> **COLLECTED MATERIAL**
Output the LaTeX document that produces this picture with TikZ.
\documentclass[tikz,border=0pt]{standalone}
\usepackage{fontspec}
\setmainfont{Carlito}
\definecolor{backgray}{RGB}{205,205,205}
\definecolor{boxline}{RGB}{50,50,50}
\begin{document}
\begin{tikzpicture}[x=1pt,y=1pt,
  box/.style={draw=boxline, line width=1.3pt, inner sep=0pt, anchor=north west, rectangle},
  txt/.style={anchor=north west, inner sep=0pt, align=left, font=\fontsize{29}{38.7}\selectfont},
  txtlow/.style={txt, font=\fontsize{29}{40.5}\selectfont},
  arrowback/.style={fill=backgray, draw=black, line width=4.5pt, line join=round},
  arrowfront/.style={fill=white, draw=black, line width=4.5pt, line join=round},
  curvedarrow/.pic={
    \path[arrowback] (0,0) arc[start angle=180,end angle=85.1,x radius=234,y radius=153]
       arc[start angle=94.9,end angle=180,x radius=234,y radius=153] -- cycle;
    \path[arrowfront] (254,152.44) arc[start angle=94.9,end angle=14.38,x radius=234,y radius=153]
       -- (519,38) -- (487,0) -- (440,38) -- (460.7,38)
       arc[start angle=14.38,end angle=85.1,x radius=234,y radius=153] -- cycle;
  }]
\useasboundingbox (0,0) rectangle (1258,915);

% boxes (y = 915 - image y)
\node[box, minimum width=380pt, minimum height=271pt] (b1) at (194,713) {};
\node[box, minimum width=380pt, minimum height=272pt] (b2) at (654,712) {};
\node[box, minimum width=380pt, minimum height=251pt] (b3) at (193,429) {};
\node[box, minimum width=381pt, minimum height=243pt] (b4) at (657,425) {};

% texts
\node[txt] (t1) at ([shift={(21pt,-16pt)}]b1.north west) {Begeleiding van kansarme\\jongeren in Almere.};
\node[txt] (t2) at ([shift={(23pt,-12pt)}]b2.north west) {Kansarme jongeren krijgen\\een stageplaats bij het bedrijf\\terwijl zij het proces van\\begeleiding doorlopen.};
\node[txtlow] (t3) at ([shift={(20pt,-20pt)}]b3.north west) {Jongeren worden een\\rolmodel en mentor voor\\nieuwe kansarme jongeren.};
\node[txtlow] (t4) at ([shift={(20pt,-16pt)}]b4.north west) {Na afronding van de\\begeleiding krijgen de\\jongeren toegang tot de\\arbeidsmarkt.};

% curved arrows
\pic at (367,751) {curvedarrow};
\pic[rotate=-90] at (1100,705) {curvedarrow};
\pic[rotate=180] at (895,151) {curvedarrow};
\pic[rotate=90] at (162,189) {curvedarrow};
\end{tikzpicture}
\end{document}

> **WHAT TO DO**
From the first line of the data through the line with "minimum width=381pt, minimum", quote each line exactly and add nothing else.

> **RESULT BELOW**
Output the LaTeX document that produces this picture with TikZ.
\documentclass[tikz,border=0pt]{standalone}
\usepackage{fontspec}
\setmainfont{Carlito}
\definecolor{backgray}{RGB}{205,205,205}
\definecolor{boxline}{RGB}{50,50,50}
\begin{document}
\begin{tikzpicture}[x=1pt,y=1pt,
  box/.style={draw=boxline, line width=1.3pt, inner sep=0pt, anchor=north west, rectangle},
  txt/.style={anchor=north west, inner sep=0pt, align=left, font=\fontsize{29}{38.7}\selectfont},
  txtlow/.style={txt, font=\fontsize{29}{40.5}\selectfont},
  arrowback/.style={fill=backgray, draw=black, line width=4.5pt, line join=round},
  arrowfront/.style={fill=white, draw=black, line width=4.5pt, line join=round},
  curvedarrow/.pic={
    \path[arrowback] (0,0) arc[start angle=180,end angle=85.1,x radius=234,y radius=153]
       arc[start angle=94.9,end angle=180,x radius=234,y radius=153] -- cycle;
    \path[arrowfront] (254,152.44) arc[start angle=94.9,end angle=14.38,x radius=234,y radius=153]
       -- (519,38) -- (487,0) -- (440,38) -- (460.7,38)
       arc[start angle=14.38,end angle=85.1,x radius=234,y radius=153] -- cycle;
  }]
\useasboundingbox (0,0) rectangle (1258,915);

% boxes (y = 915 - image y)
\node[box, minimum width=380pt, minimum height=271pt] (b1) at (194,713) {};
\node[box, minimum width=380pt, minimum height=272pt] (b2) at (654,712) {};
\node[box, minimum width=380pt, minimum height=251pt] (b3) at (193,429) {};
\node[box, minimum width=381pt, minimum height=243pt] (b4) at (657,425) {};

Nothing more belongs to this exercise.